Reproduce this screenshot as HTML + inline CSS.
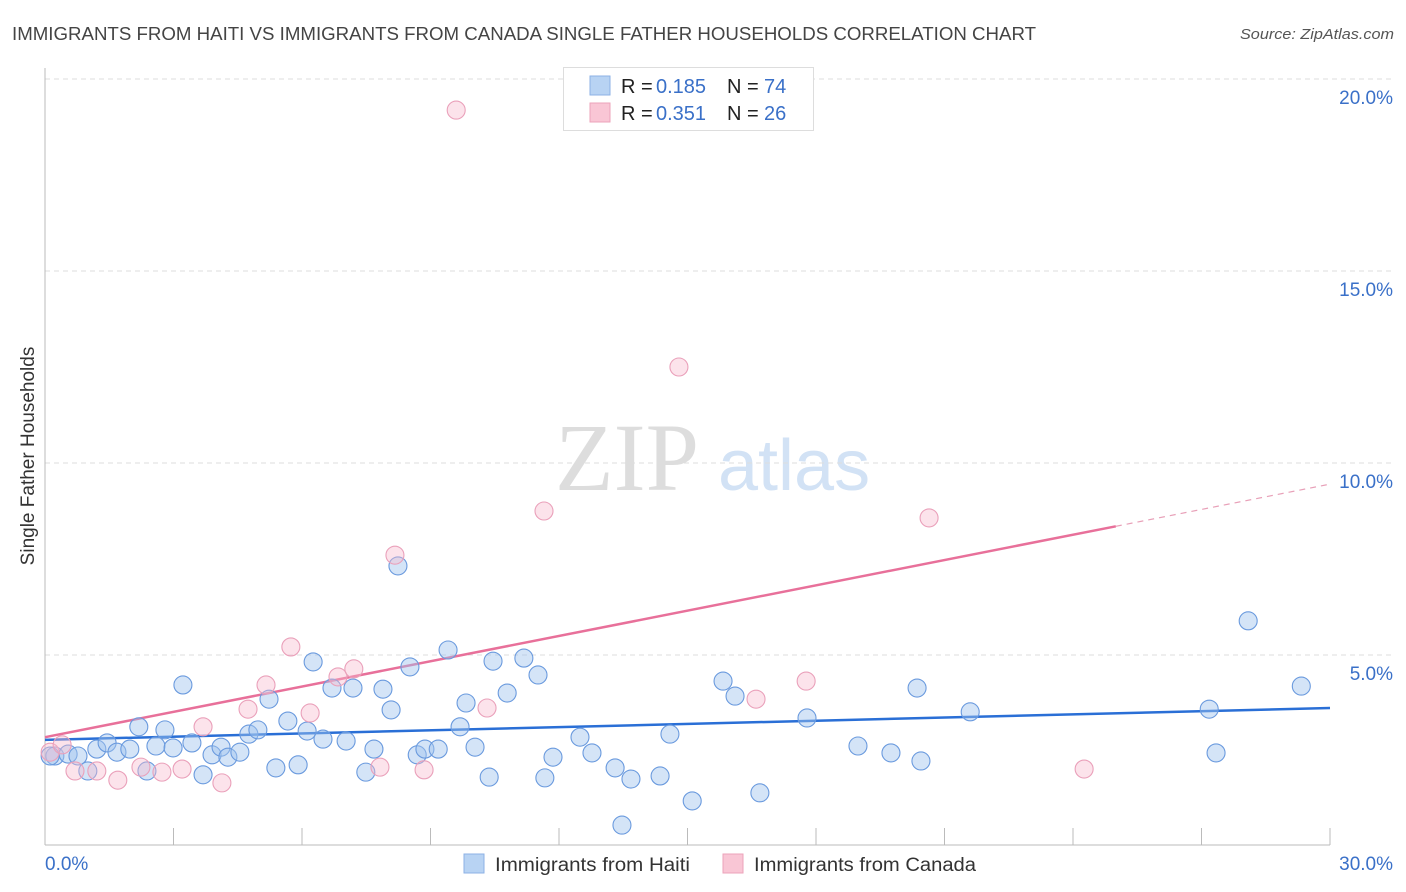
<!DOCTYPE html>
<html><head><meta charset="utf-8"><style>
body{margin:0;background:#fff;font-family:"Liberation Sans",sans-serif}
svg{display:block}
</style></head><body>
<svg id="chart" width="1406" height="892" xmlns="http://www.w3.org/2000/svg">
<text x="12" y="40" font-size="18" fill="#444" textLength="1024" lengthAdjust="spacingAndGlyphs">IMMIGRANTS FROM HAITI VS IMMIGRANTS FROM CANADA SINGLE FATHER HOUSEHOLDS CORRELATION CHART</text>
<text x="1240" y="39" font-size="15" fill="#555" font-style="italic" textLength="154" lengthAdjust="spacingAndGlyphs">Source: ZipAtlas.com</text>
<g>
<text x="555" y="490" font-size="96" fill="#ddd" font-family="Liberation Serif,serif">ZIP</text>
<text x="718" y="490" font-size="72" fill="#d2e2f5">atlas</text>
</g>
<g id="grid"></g>
<g id="axes"></g>
<g id="trend"></g>
<g id="pts"></g>
<text transform="translate(34,456) rotate(-90)" font-size="19" fill="#333" text-anchor="middle">Single Father Households</text>
<g>
<rect x="563.5" y="67.5" width="250" height="63" fill="#fff" stroke="#ddd"/>
<rect x="590" y="76" width="20" height="19" fill="#b8d3f3" stroke="#8cb2e6"/>
<rect x="590" y="103" width="20" height="19" fill="#f9c6d5" stroke="#eca3ba"/>
<text y="93" font-size="20" fill="#222"><tspan x="621">R =</tspan><tspan x="656" fill="#3a70c8">0.185</tspan><tspan x="727">N =</tspan><tspan x="764" fill="#3a70c8">74</tspan></text>
<text y="120" font-size="20" fill="#222"><tspan x="621">R =</tspan><tspan x="656" fill="#3a70c8">0.351</tspan><tspan x="727">N =</tspan><tspan x="764" fill="#3a70c8">26</tspan></text>
</g>
<g>
<rect x="464" y="854" width="20" height="19" fill="#b8d3f3" stroke="#8cb2e6"/>
<text x="495" y="871" font-size="19" fill="#333" textLength="195" lengthAdjust="spacingAndGlyphs">Immigrants from Haiti</text>
<rect x="723" y="854" width="20" height="19" fill="#f9c6d5" stroke="#eca3ba"/>
<text x="754" y="871" font-size="19" fill="#333" textLength="222" lengthAdjust="spacingAndGlyphs">Immigrants from Canada</text>
</g>
</svg>
<script>
const haitiX=[0.23,0.54,0.77,1.00,1.21,1.45,1.68,1.98,2.19,2.38,2.59,2.80,2.99,3.22,3.43,3.69,3.90,4.11,4.27,4.55,4.76,4.97,5.23,5.39,5.67,5.91,6.12,6.26,6.49,6.70,7.03,7.19,7.49,7.68,7.89,8.08,8.24,8.52,8.69,8.87,9.18,9.41,9.69,9.83,10.04,10.37,10.46,10.79,11.18,11.51,11.67,11.86,12.49,12.77,13.31,13.68,14.36,14.59,13.47,15.11,15.83,16.11,16.69,17.79,18.98,19.75,20.45,20.36,21.60,27.18,27.34,28.09,29.33,0.12];
const haitiY=[2.37,2.42,2.37,1.98,2.55,2.71,2.47,2.55,3.13,1.98,2.63,3.05,2.58,4.22,2.71,1.88,2.40,2.60,2.34,2.47,2.94,3.05,3.85,2.06,3.28,2.14,3.02,4.82,2.81,4.14,2.76,4.14,1.95,2.55,4.11,3.57,7.32,4.69,2.40,2.55,2.55,5.13,3.13,3.75,2.60,1.82,4.84,4.01,4.92,4.48,1.80,2.34,2.86,2.45,2.06,1.77,1.85,2.94,0.57,1.20,4.32,3.93,1.41,3.36,2.63,2.45,2.24,4.14,3.52,3.59,2.45,5.89,4.19,2.37];
const canadaX=[0.12,0.40,0.70,1.21,1.70,2.24,2.73,3.20,3.69,4.13,4.74,5.16,5.74,6.19,6.84,7.21,7.82,8.17,8.85,9.60,10.32,11.65,14.80,16.60,17.77,20.64,24.26];
const canadaY=[2.47,2.66,1.98,1.98,1.74,2.08,1.95,2.03,3.13,1.67,3.59,4.22,5.21,3.49,4.43,4.64,2.08,7.60,2.01,19.19,3.62,8.75,12.50,3.85,4.32,8.57,2.03];
const haitiTrend=[2.79,3.62];
const canadaTrend=[2.86,9.45];
const canadaSolidEnd=25;
const yTicks=[5,10,15,20];
const xTickLabels=["0.0%","30.0%"];
const NS="http://www.w3.org/2000/svg";
const X=v=>45+v*(1285/30), Y=v=>847-v*38.4;
function mk(tag,attrs,parent){const e=document.createElementNS(NS,tag);for(const k in attrs)e.setAttribute(k,attrs[k]);document.getElementById(parent).appendChild(e);return e;}
yTicks.forEach(t=>{
 const l=mk('line',{x1:45,x2:1393,y1:Y(t),y2:Y(t),stroke:'#ddd','stroke-dasharray':'5,4'},'grid');
 
 
 const tx=mk('text',{x:1393,y:Y(t)+25,'font-size':19,fill:'#3a70c8','text-anchor':'end'},'grid');
 tx.textContent=t.toFixed(1)+'%';
 
 
});
let a=mk('line',{x1:45,x2:45,y1:68,y2:845,stroke:'#bbb'},'axes');


a=mk('line',{x1:45,x2:1330,y1:845,y2:845,stroke:'#bbb'},'axes');


for(let i=0;i<=10;i++){
 const t=mk('line',{x1:X(i*3),x2:X(i*3),y1:828,y2:845,stroke:'#bbb'},'axes');
 
 
}
let xl=mk('text',{x:45,y:870,'font-size':19,fill:'#3a70c8'},'axes');xl.textContent=xTickLabels[0];


xl=mk('text',{x:1393,y:870,'font-size':19,fill:'#3a70c8','text-anchor':'end'},'axes');xl.textContent=xTickLabels[1];


haitiX.forEach((x,i)=>{
 const c=mk('circle',{cx:X(x),cy:Y(haitiY[i]),r:9,fill:'rgba(160,196,238,0.45)',stroke:'#6a9ade','stroke-width':1.1},'pts');
 
 
});
canadaX.forEach((x,i)=>{
 const c=mk('circle',{cx:X(x),cy:Y(canadaY[i]),r:9,fill:'rgba(247,185,205,0.4)',stroke:'#eaa0ba','stroke-width':1.1},'pts');
 
 
});
const cAt=x=>canadaTrend[0]+(canadaTrend[1]-canadaTrend[0])*x/30;
let tl=mk('line',{x1:X(0),y1:Y(haitiTrend[0]),x2:X(30),y2:Y(haitiTrend[1]),stroke:'#2a6fd6','stroke-width':2.5},'trend');


tl=mk('line',{x1:X(0),y1:Y(cAt(0)),x2:X(canadaSolidEnd),y2:Y(cAt(canadaSolidEnd)),stroke:'#e8709a','stroke-width':2.5},'trend');


tl=mk('line',{x1:X(canadaSolidEnd),y1:Y(cAt(canadaSolidEnd)),x2:X(30),y2:Y(cAt(30)),stroke:'#e8a0b8','stroke-width':1.2,'stroke-dasharray':'6,5'},'trend');


</script>
</body></html>
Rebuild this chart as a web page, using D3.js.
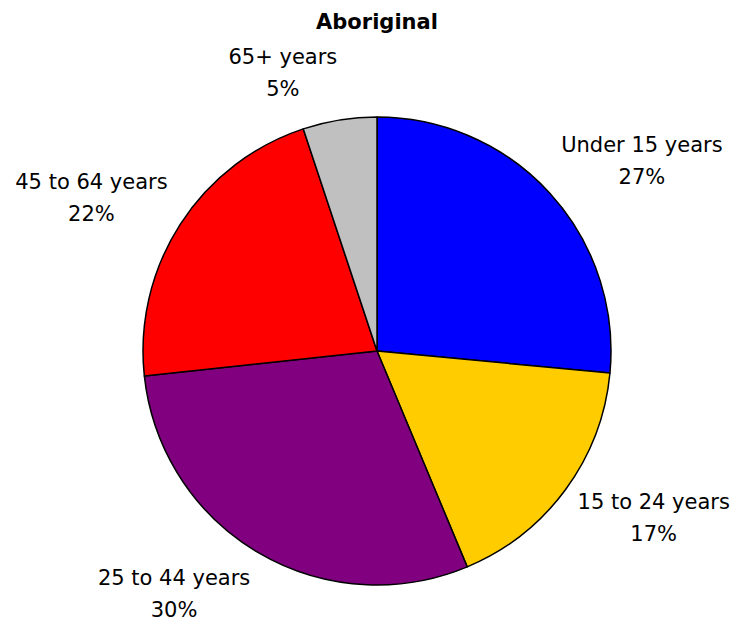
<!DOCTYPE html>
<html>
<head>
<meta charset="utf-8">
<script src="https://cdn.jsdelivr.net/npm/d3@7"></script>
<style>
  body { margin: 0; background: #fff; }
  svg { display: block; font-family: "DejaVu Sans", Tahoma, sans-serif; }
</style>
</head>
<body>
<svg width="736" height="625"></svg>
<script>
// chart data
const title = "Aboriginal";
const categories = ["Under 15 years", "15 to 24 years", "25 to 44 years", "45 to 64 years", "65+ years"];
const values = [26.5, 17.2, 29.6, 21.6, 5.1];
const colors = ["#0000ff", "#ffcc00", "#800080", "#ff0000", "#c0c0c0"];

const data = categories.map((c, i) => ({ name: c, value: values[i], color: colors[i] }));

const svg = d3.select("svg");
const cx = 377, cy = 351, radius = 234;

svg.append("text")
    .attr("x", cx).attr("y", 29)
    .attr("text-anchor", "middle")
    .attr("font-weight", "bold")
    .attr("font-size", 21)
    .text(title);

const g = svg.append("g").attr("transform", `translate(${cx},${cy})`);

const pie = d3.pie().sort(null).value(d => d.value);
const arc = d3.arc().innerRadius(0).outerRadius(radius);
const arcs = pie(data);

g.selectAll("path")
    .data(arcs)
    .enter().append("path")
    .attr("d", arc)
    .attr("fill", d => d.data.color)
    .attr("stroke", "#000")
    .attr("stroke-width", 1.5)
    .attr("stroke-linejoin", "round");

// labels outside the pie, text box pushed off the edge sideways (excel style)
const fontSize = 21, lineH = 32, gap = 15, labelRy = 282;
const labels = g.selectAll("g.lbl")
    .data(arcs)
    .enter().append("g")
    .attr("class", "lbl");

labels.each(function(d) {
    const el = d3.select(this);
    const t = el.append("text")
        .attr("text-anchor", "middle")
        .attr("font-size", fontSize);
    t.append("tspan").attr("x", 0).attr("y", -lineH / 2 + 7).text(d.data.name);
    t.append("tspan").attr("x", 0).attr("y", lineH / 2 + 7).text(Math.round(d.data.value) + "%");
    const w = t.node().getBBox().width;
    const a = (d.startAngle + d.endAngle) / 2;
    const s = Math.sin(a), c = Math.cos(a);
    const bx = s * (radius + gap) + Math.sign(s) * w / 2;
    const by = -c * labelRy;
    el.attr("transform", `translate(${bx},${by})`);
});
</script>
</body>
</html>
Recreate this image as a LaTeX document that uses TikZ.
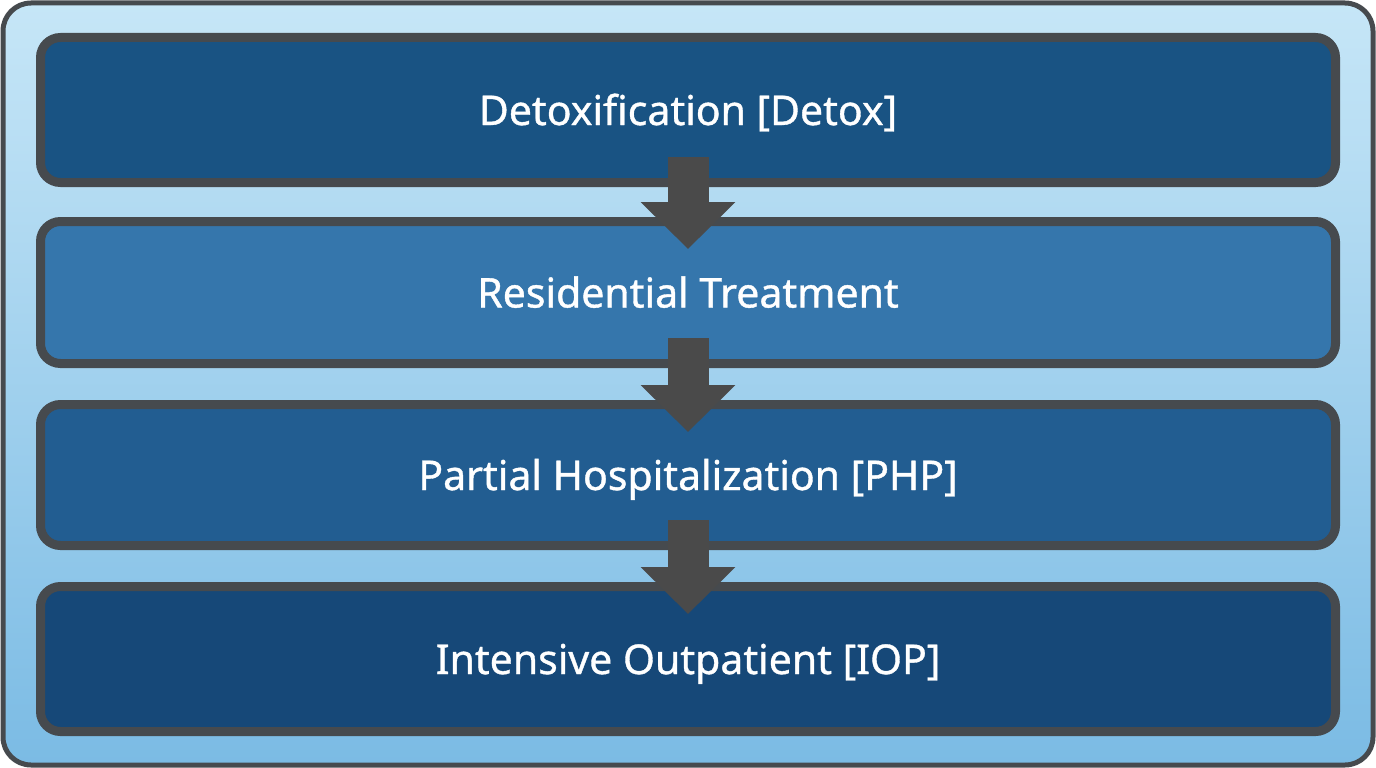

◆ REQUIRED WORK ◆
Find how many lines in the listing hold "this", and reply with that number only.

◆ FINISHED TASK ◆
4